▸ **PROBLEM STATEMENT**
Collect each line containing "chart".

▸ **INFORMATION SHOWN**
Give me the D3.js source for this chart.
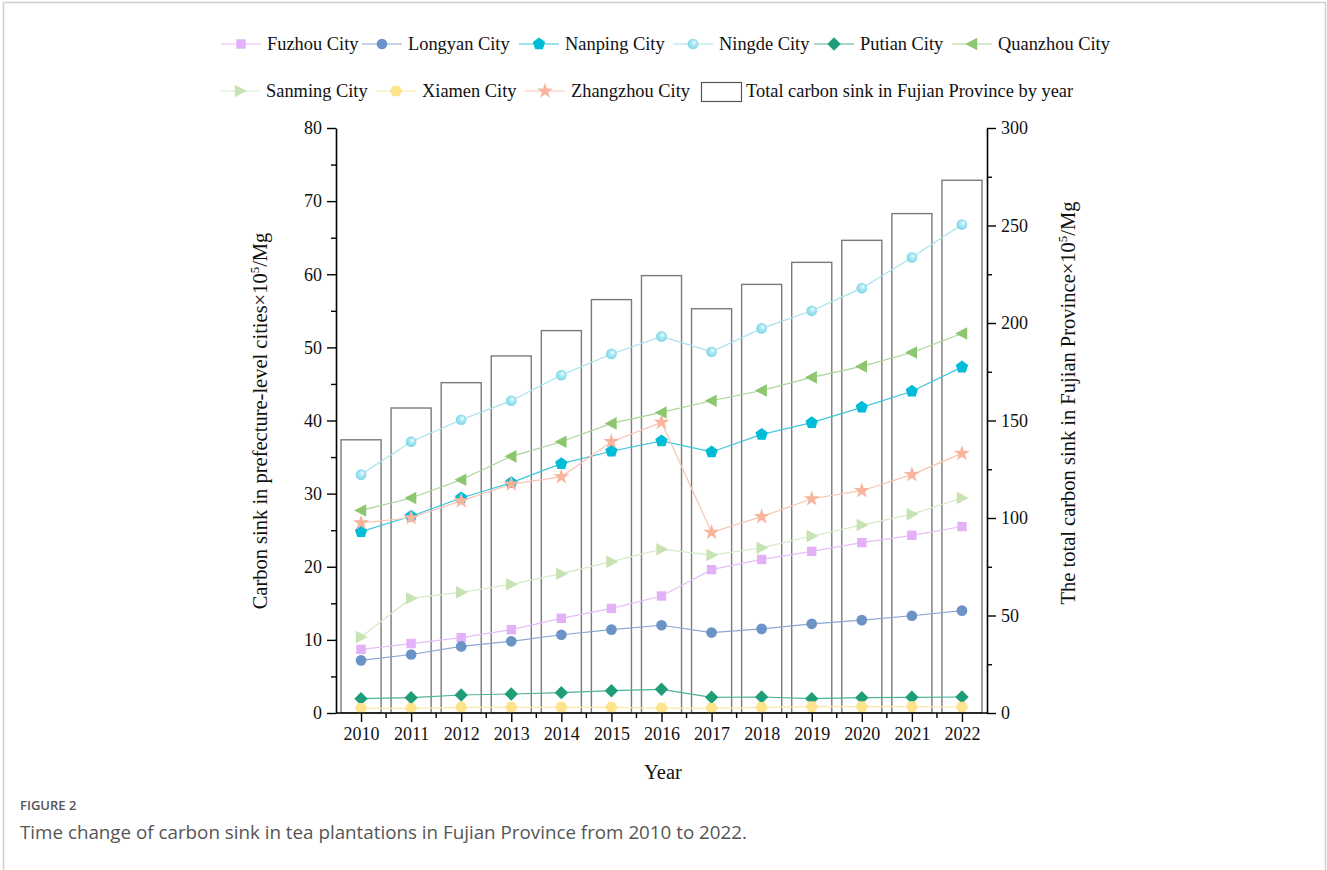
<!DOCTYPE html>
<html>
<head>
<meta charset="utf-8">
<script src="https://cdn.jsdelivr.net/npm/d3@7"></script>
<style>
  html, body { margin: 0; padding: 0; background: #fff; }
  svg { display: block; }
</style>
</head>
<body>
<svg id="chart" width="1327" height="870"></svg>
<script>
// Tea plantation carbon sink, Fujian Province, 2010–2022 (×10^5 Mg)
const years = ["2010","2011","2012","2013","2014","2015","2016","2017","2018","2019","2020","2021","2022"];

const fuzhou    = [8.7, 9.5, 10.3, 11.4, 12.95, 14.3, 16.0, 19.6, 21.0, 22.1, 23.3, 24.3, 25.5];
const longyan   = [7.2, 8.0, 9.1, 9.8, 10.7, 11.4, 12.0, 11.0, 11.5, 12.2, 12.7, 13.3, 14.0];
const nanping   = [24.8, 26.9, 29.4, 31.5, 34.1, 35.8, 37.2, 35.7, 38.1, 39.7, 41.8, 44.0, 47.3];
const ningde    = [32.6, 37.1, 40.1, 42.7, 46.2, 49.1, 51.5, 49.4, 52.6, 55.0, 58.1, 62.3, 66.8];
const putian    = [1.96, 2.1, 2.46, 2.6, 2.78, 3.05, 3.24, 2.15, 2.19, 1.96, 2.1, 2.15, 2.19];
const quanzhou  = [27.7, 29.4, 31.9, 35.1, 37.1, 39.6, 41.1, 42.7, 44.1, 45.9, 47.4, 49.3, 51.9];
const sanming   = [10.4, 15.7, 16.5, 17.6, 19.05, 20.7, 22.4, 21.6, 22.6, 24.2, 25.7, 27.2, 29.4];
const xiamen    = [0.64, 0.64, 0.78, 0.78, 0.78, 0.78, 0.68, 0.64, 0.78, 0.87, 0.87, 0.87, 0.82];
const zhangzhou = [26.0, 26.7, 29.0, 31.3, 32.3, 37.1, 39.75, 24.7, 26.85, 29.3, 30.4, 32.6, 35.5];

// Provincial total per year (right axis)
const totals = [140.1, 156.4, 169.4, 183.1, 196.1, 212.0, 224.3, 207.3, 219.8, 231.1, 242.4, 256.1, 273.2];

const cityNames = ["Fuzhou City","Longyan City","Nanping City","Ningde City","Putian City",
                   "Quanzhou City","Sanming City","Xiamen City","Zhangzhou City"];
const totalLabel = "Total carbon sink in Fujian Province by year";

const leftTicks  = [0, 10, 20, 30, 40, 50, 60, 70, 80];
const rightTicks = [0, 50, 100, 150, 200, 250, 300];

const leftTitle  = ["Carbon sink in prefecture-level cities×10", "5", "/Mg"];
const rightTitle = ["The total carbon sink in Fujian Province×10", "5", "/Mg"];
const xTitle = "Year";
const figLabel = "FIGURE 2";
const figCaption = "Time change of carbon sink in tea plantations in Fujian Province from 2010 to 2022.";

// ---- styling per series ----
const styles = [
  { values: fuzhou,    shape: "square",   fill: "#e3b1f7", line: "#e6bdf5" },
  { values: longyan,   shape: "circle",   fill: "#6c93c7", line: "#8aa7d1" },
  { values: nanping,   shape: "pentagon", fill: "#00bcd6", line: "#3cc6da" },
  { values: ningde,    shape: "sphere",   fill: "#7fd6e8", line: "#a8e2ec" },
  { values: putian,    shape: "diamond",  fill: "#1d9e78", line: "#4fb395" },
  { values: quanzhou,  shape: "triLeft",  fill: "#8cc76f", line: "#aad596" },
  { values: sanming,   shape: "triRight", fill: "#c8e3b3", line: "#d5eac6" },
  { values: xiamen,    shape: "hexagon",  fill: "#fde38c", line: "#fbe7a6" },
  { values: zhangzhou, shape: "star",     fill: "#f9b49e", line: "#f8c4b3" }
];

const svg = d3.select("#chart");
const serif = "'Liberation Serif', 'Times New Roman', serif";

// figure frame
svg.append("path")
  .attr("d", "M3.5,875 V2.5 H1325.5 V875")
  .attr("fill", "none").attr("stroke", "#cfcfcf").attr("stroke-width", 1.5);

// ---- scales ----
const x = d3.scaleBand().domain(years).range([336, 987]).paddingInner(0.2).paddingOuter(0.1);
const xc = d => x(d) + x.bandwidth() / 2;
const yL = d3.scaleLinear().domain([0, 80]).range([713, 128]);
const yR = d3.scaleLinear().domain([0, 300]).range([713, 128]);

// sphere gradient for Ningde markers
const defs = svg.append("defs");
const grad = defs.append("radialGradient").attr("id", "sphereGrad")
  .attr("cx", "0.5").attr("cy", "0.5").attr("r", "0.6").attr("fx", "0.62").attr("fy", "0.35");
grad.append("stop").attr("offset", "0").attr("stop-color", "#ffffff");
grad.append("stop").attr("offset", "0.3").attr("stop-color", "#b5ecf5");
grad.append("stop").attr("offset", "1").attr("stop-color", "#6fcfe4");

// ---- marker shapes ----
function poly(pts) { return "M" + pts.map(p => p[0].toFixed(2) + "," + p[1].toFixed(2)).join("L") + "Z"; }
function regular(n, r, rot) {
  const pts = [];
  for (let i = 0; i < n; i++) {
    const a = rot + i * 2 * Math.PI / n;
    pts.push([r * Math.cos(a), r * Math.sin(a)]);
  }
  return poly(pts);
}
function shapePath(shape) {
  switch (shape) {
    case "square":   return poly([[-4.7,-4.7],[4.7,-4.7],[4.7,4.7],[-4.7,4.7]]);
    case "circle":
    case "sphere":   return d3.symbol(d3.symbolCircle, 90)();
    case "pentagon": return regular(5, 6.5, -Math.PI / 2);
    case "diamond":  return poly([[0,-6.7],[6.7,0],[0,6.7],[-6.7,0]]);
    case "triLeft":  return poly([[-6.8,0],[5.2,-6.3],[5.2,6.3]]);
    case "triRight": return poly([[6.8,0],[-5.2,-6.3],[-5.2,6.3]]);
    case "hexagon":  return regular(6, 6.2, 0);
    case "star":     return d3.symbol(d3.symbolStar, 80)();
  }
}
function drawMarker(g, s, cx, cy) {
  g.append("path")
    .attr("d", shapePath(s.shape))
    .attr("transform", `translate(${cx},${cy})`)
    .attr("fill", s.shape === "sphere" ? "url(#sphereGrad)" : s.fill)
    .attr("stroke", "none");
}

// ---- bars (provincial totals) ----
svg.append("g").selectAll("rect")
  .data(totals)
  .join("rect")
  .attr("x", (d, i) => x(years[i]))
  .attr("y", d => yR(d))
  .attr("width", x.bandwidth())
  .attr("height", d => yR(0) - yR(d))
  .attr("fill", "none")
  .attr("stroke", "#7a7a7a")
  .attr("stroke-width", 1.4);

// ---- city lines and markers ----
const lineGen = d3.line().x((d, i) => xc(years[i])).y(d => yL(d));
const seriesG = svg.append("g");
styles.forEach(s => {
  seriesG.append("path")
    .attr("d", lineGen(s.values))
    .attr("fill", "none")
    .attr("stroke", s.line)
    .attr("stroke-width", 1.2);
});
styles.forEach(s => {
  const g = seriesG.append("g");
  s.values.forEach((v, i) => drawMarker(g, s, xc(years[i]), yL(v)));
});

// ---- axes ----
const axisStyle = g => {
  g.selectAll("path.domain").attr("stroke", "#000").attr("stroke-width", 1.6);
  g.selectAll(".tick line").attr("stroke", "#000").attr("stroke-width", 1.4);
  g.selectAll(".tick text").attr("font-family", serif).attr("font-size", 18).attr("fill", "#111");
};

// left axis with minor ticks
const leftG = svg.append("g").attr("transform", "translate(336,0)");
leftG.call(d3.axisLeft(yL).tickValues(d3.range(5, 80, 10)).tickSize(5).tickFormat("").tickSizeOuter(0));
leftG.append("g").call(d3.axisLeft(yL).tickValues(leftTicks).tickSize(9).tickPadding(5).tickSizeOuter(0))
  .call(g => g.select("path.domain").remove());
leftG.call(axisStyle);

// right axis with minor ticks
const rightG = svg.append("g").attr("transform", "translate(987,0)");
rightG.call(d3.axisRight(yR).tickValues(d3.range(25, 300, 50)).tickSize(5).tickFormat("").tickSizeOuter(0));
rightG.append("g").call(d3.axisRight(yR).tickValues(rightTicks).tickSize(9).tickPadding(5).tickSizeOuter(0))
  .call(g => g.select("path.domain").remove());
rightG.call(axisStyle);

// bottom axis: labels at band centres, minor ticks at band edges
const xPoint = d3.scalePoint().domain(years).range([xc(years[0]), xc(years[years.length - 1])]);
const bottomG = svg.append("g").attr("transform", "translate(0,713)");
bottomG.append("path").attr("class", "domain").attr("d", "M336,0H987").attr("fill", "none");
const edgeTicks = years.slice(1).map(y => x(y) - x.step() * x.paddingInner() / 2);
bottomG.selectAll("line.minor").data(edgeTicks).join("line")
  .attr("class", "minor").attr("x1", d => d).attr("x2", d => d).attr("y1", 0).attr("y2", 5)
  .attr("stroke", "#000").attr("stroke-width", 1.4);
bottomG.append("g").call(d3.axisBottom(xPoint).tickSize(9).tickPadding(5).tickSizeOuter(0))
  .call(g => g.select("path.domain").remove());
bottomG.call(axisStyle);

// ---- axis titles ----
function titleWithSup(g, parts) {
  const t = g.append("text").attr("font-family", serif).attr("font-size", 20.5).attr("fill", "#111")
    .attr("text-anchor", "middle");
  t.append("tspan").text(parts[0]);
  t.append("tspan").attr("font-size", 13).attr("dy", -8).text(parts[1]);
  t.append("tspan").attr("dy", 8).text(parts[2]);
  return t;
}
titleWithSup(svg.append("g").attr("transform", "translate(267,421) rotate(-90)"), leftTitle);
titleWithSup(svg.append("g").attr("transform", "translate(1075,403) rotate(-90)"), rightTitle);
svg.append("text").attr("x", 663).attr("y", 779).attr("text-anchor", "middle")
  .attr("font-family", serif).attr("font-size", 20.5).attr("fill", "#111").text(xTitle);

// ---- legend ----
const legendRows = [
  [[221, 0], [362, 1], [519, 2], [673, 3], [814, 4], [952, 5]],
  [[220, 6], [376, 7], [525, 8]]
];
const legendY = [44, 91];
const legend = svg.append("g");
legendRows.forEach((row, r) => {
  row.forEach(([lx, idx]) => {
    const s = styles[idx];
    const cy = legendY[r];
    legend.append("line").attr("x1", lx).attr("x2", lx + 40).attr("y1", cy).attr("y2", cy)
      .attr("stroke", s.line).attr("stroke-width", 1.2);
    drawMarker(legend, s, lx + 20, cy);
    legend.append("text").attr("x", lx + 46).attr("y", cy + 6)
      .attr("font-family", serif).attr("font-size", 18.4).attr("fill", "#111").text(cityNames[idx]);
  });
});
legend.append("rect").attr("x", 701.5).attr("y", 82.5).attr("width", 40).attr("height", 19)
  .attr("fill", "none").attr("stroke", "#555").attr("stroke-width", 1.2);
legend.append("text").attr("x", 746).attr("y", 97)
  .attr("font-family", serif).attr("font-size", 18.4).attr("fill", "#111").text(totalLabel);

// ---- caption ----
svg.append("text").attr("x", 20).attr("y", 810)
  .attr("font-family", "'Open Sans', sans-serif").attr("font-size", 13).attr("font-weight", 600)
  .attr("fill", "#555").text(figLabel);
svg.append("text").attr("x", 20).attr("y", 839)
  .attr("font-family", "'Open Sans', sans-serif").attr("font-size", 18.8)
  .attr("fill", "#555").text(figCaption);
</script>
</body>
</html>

▸ **OUTPUT FOR THIS TASK**
Give me the D3.js source for this chart.
<svg id="chart" width="1327" height="870"></svg>
const svg = d3.select("#chart");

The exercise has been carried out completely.